LOSS AND REGRET, THOUGHT-PROVOKIING AND MEMORABLE


     Mike de Leon's Itim (1976) is a quiet, delicate piece, one aching with loss and regret. It's the kind of film which demands patience, not least because of the static photography and the largely wordless storytelling he employs. The characters are established with quick, subtle strokes. There are prolonged stretches which unfold without dialogue with only flourishes of a score. His tendency as a director is to privilege images over dialogue. Sometimes he hangs on an image for minutes more than we’re conditioned to expect by most Filipino films, forcing us to contemplate what we’re seeing. The storytelling is conveyed through style over narrative, both in its lingering visuals and editing. You have to watch, feel and experience what’s onscreen in order to follow the story, which begins to play with our expectations in ways that are deeply satisfying, almost cathartic. He repurposes elements of horror and makes them melancholic. 

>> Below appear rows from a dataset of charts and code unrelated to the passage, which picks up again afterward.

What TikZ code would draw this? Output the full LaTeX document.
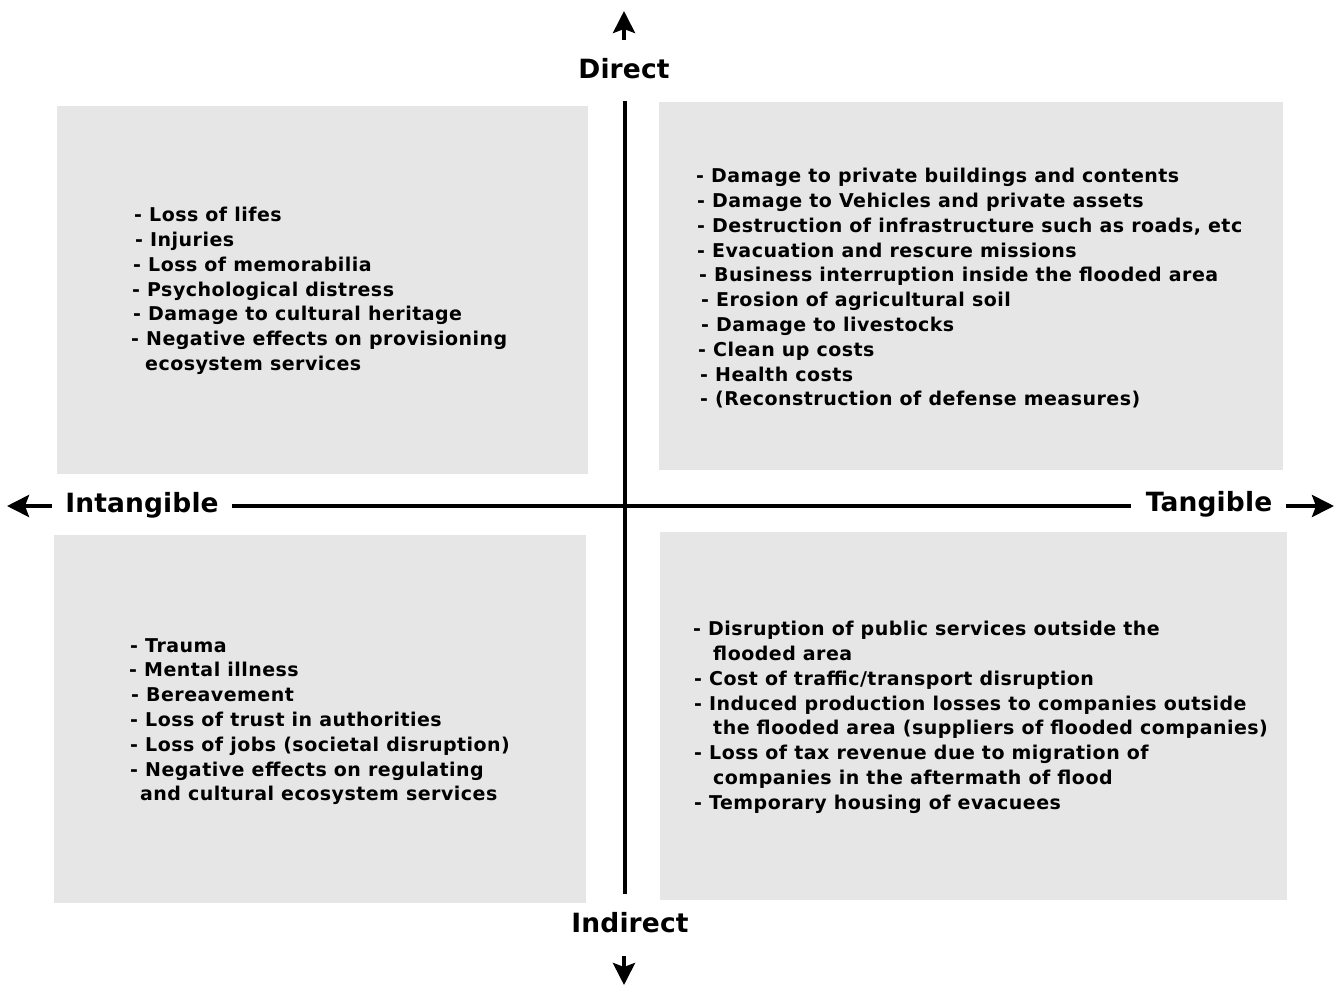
\documentclass[tikz,border=0pt]{standalone}
\usepackage{fontspec}
\setmainfont{DejaVu Sans}
\usetikzlibrary{arrows.meta}
\definecolor{boxgray}{HTML}{E6E6E6}
\tikzset{
  quad/.style={fill=boxgray, draw=none},
  listtext/.style={anchor=north west, inner sep=0pt, align=left, font=\bfseries\fontsize{19}{24.8}\selectfont\addfontfeatures{LetterSpace=2.5}},
  axislabel/.style={inner sep=0pt, font=\bfseries\fontsize{26.5}{30}\selectfont\addfontfeatures{LetterSpace=0.5}},
  axisline/.style={line width=4pt},
  axisarrow/.style={line width=4pt, -{Stealth[length=22pt, width=22pt, inset=4pt]}}
}
\begin{document}
\begin{tikzpicture}[x=1pt, y=-1pt]
\useasboundingbox (0,0) rectangle (1339,985);
% quadrant boxes
\fill[quad] (57,106) rectangle (588,474);
\fill[quad] (659,102) rectangle (1283,470);
\fill[quad] (54,535) rectangle (586,903);
\fill[quad] (660,532) rectangle (1287,900);
% axes
\coordinate (vtop) at (624.5,101);
\coordinate (vbot) at (624.5,894);
\coordinate (hleft) at (232,506);
\coordinate (hright) at (1131,506);
\draw[axisline] (vtop) -- (vbot);
\draw[axisline] (hleft) -- (hright);
% labels
\node[axislabel] (direct) at (624,69) {Direct};
\node[axislabel] (indirect) at (630,923) {Indirect};
\node[axislabel] (intangible) at (142,505) {Intangible};
\node[axislabel] (tangible) at (1209,504) {Tangible};
% arrows
\coordinate (upS) at (624,40); \coordinate (upE) at (624,11);
\coordinate (dnS) at (624,956); \coordinate (dnE) at (624,985);
\coordinate (lfS) at (52,506); \coordinate (lfE) at (7,506);
\coordinate (rtS) at (1286,506); \coordinate (rtE) at (1334,506);
\draw[axisarrow] (upS) -- (upE);
\draw[axisarrow] (dnS) -- (dnE);
\draw[axisarrow] (lfS) -- (lfE);
\draw[axisarrow] (rtS) -- (rtE);
% texts
\node[listtext] (tl) at (131,207) {%
\hspace{3pt}- Loss of lifes\\
\hspace{4pt}- Injuries\\
\hspace{2pt}- Loss of memorabilia\\
\hspace{1pt}- Psychological distress\\
\hspace{2pt}- Damage to cultural heritage\\
- Negative effects on provisioning\\
\hspace{14pt}ecosystem services};
\node[listtext] (tr) at (696,168) {%
- Damage to private buildings and contents\\
\hspace{1pt}- Damage to Vehicles and private assets\\
\hspace{1pt}- Destruction of infrastructure such as roads, etc\\
\hspace{1pt}- Evacuation and rescure missions\\
\hspace{3pt}- Business interruption inside the flooded area\\
\hspace{5pt}- Erosion of agricultural soil\\
\hspace{5pt}- Damage to livestocks\\
\hspace{2pt}- Clean up costs\\
\hspace{4pt}- Health costs\\
\hspace{4pt}- (Reconstruction of defense measures)};
\node[listtext] (bl) at (129,638) {%
\hspace{1pt}- Trauma\\
- Mental illness\\
\hspace{2pt}- Bereavement\\
\hspace{1pt}- Loss of trust in authorities\\
\hspace{1pt}- Loss of jobs (societal disruption)\\
\hspace{1pt}- Negative effects on regulating\\
\hspace{11pt}and cultural ecosystem services};
\node[listtext] (br) at (693,621) {%
- Disruption of public services outside the\\
\hspace{20pt}flooded area\\
\hspace{1pt}- Cost of traffic/transport disruption\\
\hspace{1pt}- Induced production losses to companies outside\\
\hspace{20pt}the flooded area (suppliers of flooded companies)\\
\hspace{1pt}- Loss of tax revenue due to migration of\\
\hspace{20pt}companies in the aftermath of flood\\
\hspace{1pt}- Temporary housing of evacuees};
\end{tikzpicture}
\end{document}
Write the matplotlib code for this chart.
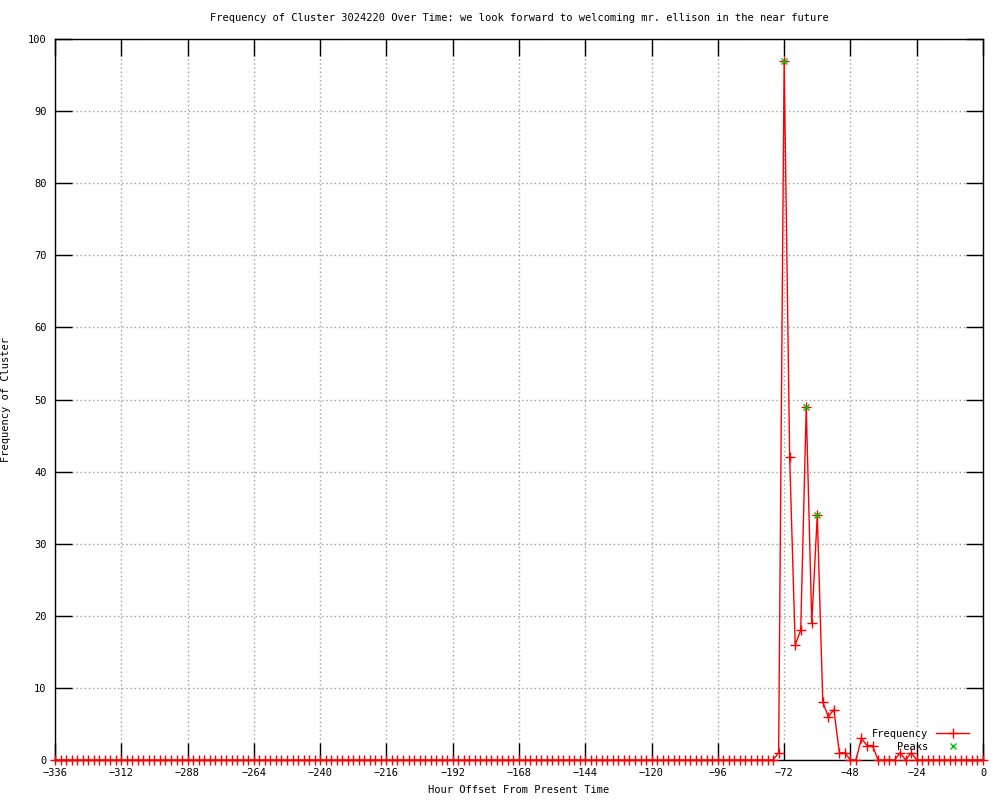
import numpy as np
import matplotlib
matplotlib.use('Agg')
import matplotlib.pyplot as plt

plt.rcParams['font.family'] = ['DejaVu Sans Mono']
plt.rcParams['font.size'] = 7.5

# Hourly offsets (every 2 hours) and cluster frequency
hours = np.arange(-336, 1, 2)
active_hours = [-74, -72, -70, -68, -66, -64, -62, -60, -58, -56, -54, -52, -50, -44, -42, -40, -30, -26]
active_counts = [1, 97, 42, 16, 18, 49, 19, 34, 8, 6, 7, 1, 1, 3, 2, 2, 1, 1]

counts = np.zeros(len(hours))
for h, c in zip(active_hours, active_counts):
    counts[hours == h] = c

# Detected peaks
peak_hours = [-72, -64, -60]
peak_counts = [97, 49, 34]

fig = plt.figure(figsize=(10, 8), dpi=100)
ax = fig.add_axes([0.055, 0.05, 0.928, 0.90125])

ax.plot(hours, counts, color='red', linewidth=1, marker='+', markersize=7,
        markeredgewidth=1, label='Frequency', clip_on=False, zorder=3)
ax.plot(peak_hours, peak_counts, linestyle='none', color='#00c000', marker='x',
        markersize=5, markeredgewidth=1, label='Peaks', zorder=4)

ax.set_xlim(-336, 0)
ax.set_ylim(0, 100)
ax.set_xticks(np.arange(-336, 1, 24))
ax.set_yticks(np.arange(0, 101, 10))
ax.tick_params(direction='in', length=12, width=1, top=True, right=True,
               labeltop=False, labelright=False, pad=6)
ax.grid(True, color='#a0a0a0', linestyle=(0, (1, 2)), linewidth=1)
for s in ax.spines.values():
    s.set_linewidth(1)

ax.set_title('Frequency of Cluster 3024220 Over Time: we look forward to welcoming mr. ellison in the near future',
             fontsize=7.5, pad=13)
ax.set_xlabel('Hour Offset From Present Time', labelpad=5)
ax.set_ylabel('Frequency of Cluster', labelpad=12)

ax.legend(loc='lower right', bbox_to_anchor=(0.9925, 0.001), frameon=False,
          markerfirst=False, handlelength=3.1, labelspacing=0.3, handletextpad=0.8,
          borderpad=0.2)

fig.savefig('out.png', dpi=100)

     In Batch '81 (1982), De Leon guides us through Sid Lucero's (Mark Gil) initiation into ΑΚΩ (Alpha Kappa Omega), a prestigious campus fraternity, based around surviving hell as a rite of passage to entry into the fraternity that’s intended to build the bonds of brotherhood. The film is a terrifying look at this phenomenon – it’s about out-of-control male machismo, the sadistic pack instinct, hazing and its repercussions on vulnerable individuals. A sequence of a pack of naked young men silent, though they are clearly shouting or maybe screaming, explores in convincing detail the sadistic macho posturing that pervades such organizations. But as the hazing gets more and more psychologically and physically tormenting, the casual, almost unconscious one-upmanship spirals out of control. What’s almost worse is that these heinous acts of torture are mostly met with blind obedience. Batch '81 creates suspense, disgust and amazement, it’s resonant, thought-provoking and memorable.